Reconhecer desigualdade de gênero e racial é desafio para empresas

Nesta quinta (28) o secretário da Promoção da Igualdade Racial da cidade de São Paulo, Maurício Pestana, disse que existem os que discriminam negros e mulheres no mercado de trabalho por questões ideológicas e aqueles que “nem sabem porque discriminam”. A declaração foi feita durante a divulgação da pesquisa Perfil Social Racial e de Gênero dos 200 Principais fornecedores da Prefeitura de São Paulo. 

Por Railídia Carvalho

negros no mercado de trabalho

Quando era secretário-adjunto da SMPIR-SP, Mauricio iniciou diálogo e realizou ações afirmativas com empresas privadas pelo programa São Paulo Diverso, que estimula empresas a criar políticas afirmativas para a população negra.

“Eles disseram que, naquele momento, foi a primeira vez que o setor público no Brasil chamava esses empresários para conversar sobre o tema. A ideia era compartilhar com eles as políticas que estávamos adotando de inclusão dos negros. Agora temos também os dados da pesquisa para embasar as ações”.

A pesquisa, realizada pela Prefeitura de São Paulo e Instituto Ethos, concluiu que a maioria das empresas não acha necessario criar ações de promoção de igualdade racial e de gênero mesmo diante de números em que as mulheres e os negros estão em situação de vulnerabilidade e subrepresentação.

Diálogo

O Portal Vermelho conversou com o presidente da Bayer, Theo van der Loo, que também esteve presente à divulgação da pesquisa em São Paulo. Ele admitiu que também não sabia como abordar a questão racial na empresa. “Tínhamos receio de criar situações difíceis, era um tema delicado”, disse van der Loo.

A primeira ação da empresa foi estabelecer ano passado através de um grupo de trabalho um diálogo com os funcionários negros da empresa para saber qual a percepção deles. “As pessoas da Bayer na realidade sentem que não tem uma discriminação muito grande. Eles se sentem acolhidos, sentem que tem oportunidades. Mesmo assim é preciso acelerar esse processo”, afirmou o presidente.

A Bayer tem 4.500 funcionários no Brasil e deste total são 2.500 em São Paulo. Van der Loo informou que foi realizada uma pesquisa voluntária com a Fundação Dom Cabral que identificou 15% de negros entre os funcionários da empresa. “Obviamente não reflete a sociedade brasileira que tem mais da metade de negros mas estamos avançando, conseguindo conversar sobre o tema”, contou.

Racismo velado

A secretária da mulher trabalhadora da Central de Trabalhadores e Trabalhadoras do Brasil (SP), Gicélia Bitencourt, afirmou que em um ano que está no cargo visitando empresas em São Paulo identificou apenas uma, no ramo da construção imobiliária, em que a diversidade é presente no cotidiano dos trabalhadores.  “Não está escrito que tem cota mas ela é colocada em prática”, disse.

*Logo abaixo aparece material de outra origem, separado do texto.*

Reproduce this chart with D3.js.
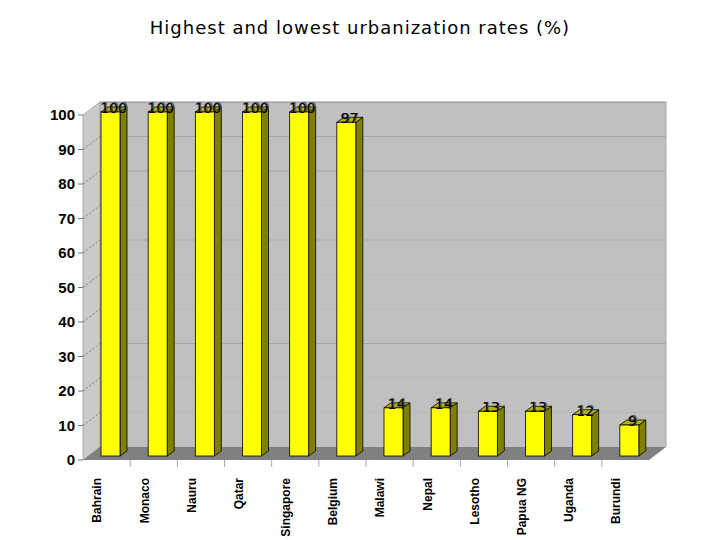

Gicélia disse que em muitas empresas a cultura discriminatória é praticada de maneira velada nos processos de seleção, por exemplo. Ela citou a admissão em cargos administrativos que exigem qualificação. “Vai uma mulher negra, uma branca e um homem branco. A mulher negra sofre a eliminação ali e principalmente se tiver filho”, complementou.

A falta de oportunidades para as mulheres e principalmente as mulheres negras também contribuem para as práticas discriminatórias. “A mulher do chão de fábrica não tem essa consciência, ela vê que não tem capacidade e que tem que se apegar aquela firma porque em outro lugar não vai se firmar pela idade, pela escolaridade. Acaba se tornando escrava e aceitando certas condições”, disse Gilcélia.

Na opinião dela, o enfrentamento a essa falta de perspectiva é a conscientização e o empoderamento da mulher, feita pelas centrais e pelos sindicatos, através dos seminários, assembleias nas portas das empresas, encontros de mulheres e outros mecanismos.

Para o tesoureiro da União de Negros pela Igualdade (Unegro), Julião Vieira, os dados divulgados pela pesquisa não são novidade para o movimento negro mas são importantes para subsidiar as políticas públicas na capital.

“É um dos desafios do movimento negro e poder público inserir o negro no mercado de trabalho. Tirar ele dessa condição de subemprego, ocupação ambulante e baixos salários. Para isso precisamos de mais políticas e ações, seja no poder público e nas empresas privadas. Nesse sentido a pesquisa, com base científica, vem ajudar nesse esforço”, disse Julião.